» What to work on:
Reproduce exactly the lines below, from the first one through the line containing "return (px - L)", and omit any pictures.

» Data lines:
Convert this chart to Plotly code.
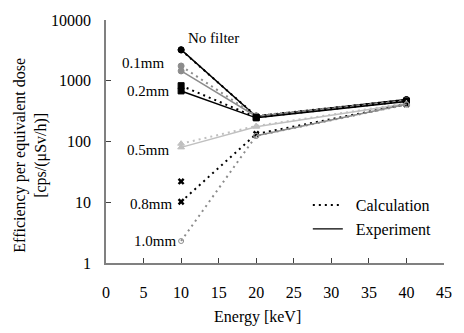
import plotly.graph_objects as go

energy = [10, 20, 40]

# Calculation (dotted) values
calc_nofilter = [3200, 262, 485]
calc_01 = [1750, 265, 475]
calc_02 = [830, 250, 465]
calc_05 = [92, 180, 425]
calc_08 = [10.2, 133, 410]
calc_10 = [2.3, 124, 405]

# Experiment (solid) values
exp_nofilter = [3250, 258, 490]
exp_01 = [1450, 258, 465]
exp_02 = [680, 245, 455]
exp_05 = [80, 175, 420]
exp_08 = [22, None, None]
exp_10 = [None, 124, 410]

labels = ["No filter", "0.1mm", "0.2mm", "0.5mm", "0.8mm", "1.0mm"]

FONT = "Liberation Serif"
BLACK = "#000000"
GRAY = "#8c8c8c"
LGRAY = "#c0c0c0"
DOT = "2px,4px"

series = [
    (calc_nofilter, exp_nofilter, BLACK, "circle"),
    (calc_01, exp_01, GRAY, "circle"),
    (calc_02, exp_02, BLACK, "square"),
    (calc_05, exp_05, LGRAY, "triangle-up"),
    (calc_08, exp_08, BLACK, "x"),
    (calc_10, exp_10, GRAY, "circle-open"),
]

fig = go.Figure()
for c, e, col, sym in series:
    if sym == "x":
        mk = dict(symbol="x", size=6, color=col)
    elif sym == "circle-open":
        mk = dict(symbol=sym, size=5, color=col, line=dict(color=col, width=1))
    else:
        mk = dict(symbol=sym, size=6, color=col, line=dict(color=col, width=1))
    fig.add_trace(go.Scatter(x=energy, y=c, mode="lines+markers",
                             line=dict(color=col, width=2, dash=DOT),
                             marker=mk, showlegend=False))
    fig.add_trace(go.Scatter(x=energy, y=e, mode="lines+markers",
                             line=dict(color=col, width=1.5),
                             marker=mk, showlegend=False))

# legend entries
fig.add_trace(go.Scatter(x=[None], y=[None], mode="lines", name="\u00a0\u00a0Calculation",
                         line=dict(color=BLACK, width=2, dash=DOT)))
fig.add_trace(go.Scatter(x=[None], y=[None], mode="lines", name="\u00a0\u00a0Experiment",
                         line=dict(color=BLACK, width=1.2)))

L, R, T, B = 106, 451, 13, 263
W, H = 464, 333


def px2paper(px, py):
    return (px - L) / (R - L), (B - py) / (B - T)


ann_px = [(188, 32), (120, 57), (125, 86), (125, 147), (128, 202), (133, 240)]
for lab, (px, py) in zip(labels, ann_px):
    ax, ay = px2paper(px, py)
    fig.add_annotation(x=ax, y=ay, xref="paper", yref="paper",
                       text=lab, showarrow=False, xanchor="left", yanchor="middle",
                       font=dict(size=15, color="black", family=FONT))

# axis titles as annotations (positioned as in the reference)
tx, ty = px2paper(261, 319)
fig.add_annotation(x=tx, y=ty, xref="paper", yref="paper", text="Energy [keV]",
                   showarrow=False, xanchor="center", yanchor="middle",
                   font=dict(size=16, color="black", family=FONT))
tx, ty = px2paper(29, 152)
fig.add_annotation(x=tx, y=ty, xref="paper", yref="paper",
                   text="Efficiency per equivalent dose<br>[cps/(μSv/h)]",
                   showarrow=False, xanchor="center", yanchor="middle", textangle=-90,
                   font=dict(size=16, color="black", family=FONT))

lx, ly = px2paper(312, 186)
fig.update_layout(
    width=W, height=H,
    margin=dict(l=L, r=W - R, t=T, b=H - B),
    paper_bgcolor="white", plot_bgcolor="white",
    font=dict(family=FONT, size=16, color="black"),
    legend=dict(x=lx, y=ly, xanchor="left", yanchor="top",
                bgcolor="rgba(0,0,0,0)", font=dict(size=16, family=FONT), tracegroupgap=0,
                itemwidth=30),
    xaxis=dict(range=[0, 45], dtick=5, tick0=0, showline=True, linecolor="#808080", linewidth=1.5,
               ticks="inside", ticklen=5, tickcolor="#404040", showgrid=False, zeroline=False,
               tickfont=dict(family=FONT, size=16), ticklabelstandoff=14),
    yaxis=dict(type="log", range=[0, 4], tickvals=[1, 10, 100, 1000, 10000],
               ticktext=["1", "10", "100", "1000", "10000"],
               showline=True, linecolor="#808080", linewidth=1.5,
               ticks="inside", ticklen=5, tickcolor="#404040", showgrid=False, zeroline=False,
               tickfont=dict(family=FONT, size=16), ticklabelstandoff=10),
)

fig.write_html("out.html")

» Correct result:
Convert this chart to Plotly code.
import plotly.graph_objects as go

energy = [10, 20, 40]

# Calculation (dotted) values
calc_nofilter = [3200, 262, 485]
calc_01 = [1750, 265, 475]
calc_02 = [830, 250, 465]
calc_05 = [92, 180, 425]
calc_08 = [10.2, 133, 410]
calc_10 = [2.3, 124, 405]

# Experiment (solid) values
exp_nofilter = [3250, 258, 490]
exp_01 = [1450, 258, 465]
exp_02 = [680, 245, 455]
exp_05 = [80, 175, 420]
exp_08 = [22, None, None]
exp_10 = [None, 124, 410]

labels = ["No filter", "0.1mm", "0.2mm", "0.5mm", "0.8mm", "1.0mm"]

FONT = "Liberation Serif"
BLACK = "#000000"
GRAY = "#8c8c8c"
LGRAY = "#c0c0c0"
DOT = "2px,4px"

series = [
    (calc_nofilter, exp_nofilter, BLACK, "circle"),
    (calc_01, exp_01, GRAY, "circle"),
    (calc_02, exp_02, BLACK, "square"),
    (calc_05, exp_05, LGRAY, "triangle-up"),
    (calc_08, exp_08, BLACK, "x"),
    (calc_10, exp_10, GRAY, "circle-open"),
]

fig = go.Figure()
for c, e, col, sym in series:
    if sym == "x":
        mk = dict(symbol="x", size=6, color=col)
    elif sym == "circle-open":
        mk = dict(symbol=sym, size=5, color=col, line=dict(color=col, width=1))
    else:
        mk = dict(symbol=sym, size=6, color=col, line=dict(color=col, width=1))
    fig.add_trace(go.Scatter(x=energy, y=c, mode="lines+markers",
                             line=dict(color=col, width=2, dash=DOT),
                             marker=mk, showlegend=False))
    fig.add_trace(go.Scatter(x=energy, y=e, mode="lines+markers",
                             line=dict(color=col, width=1.5),
                             marker=mk, showlegend=False))

# legend entries
fig.add_trace(go.Scatter(x=[None], y=[None], mode="lines", name="\u00a0\u00a0Calculation",
                         line=dict(color=BLACK, width=2, dash=DOT)))
fig.add_trace(go.Scatter(x=[None], y=[None], mode="lines", name="\u00a0\u00a0Experiment",
                         line=dict(color=BLACK, width=1.2)))

L, R, T, B = 106, 451, 13, 263
W, H = 464, 333


def px2paper(px, py):
    return (px - L) / (R - L), (B - py) / (B - T)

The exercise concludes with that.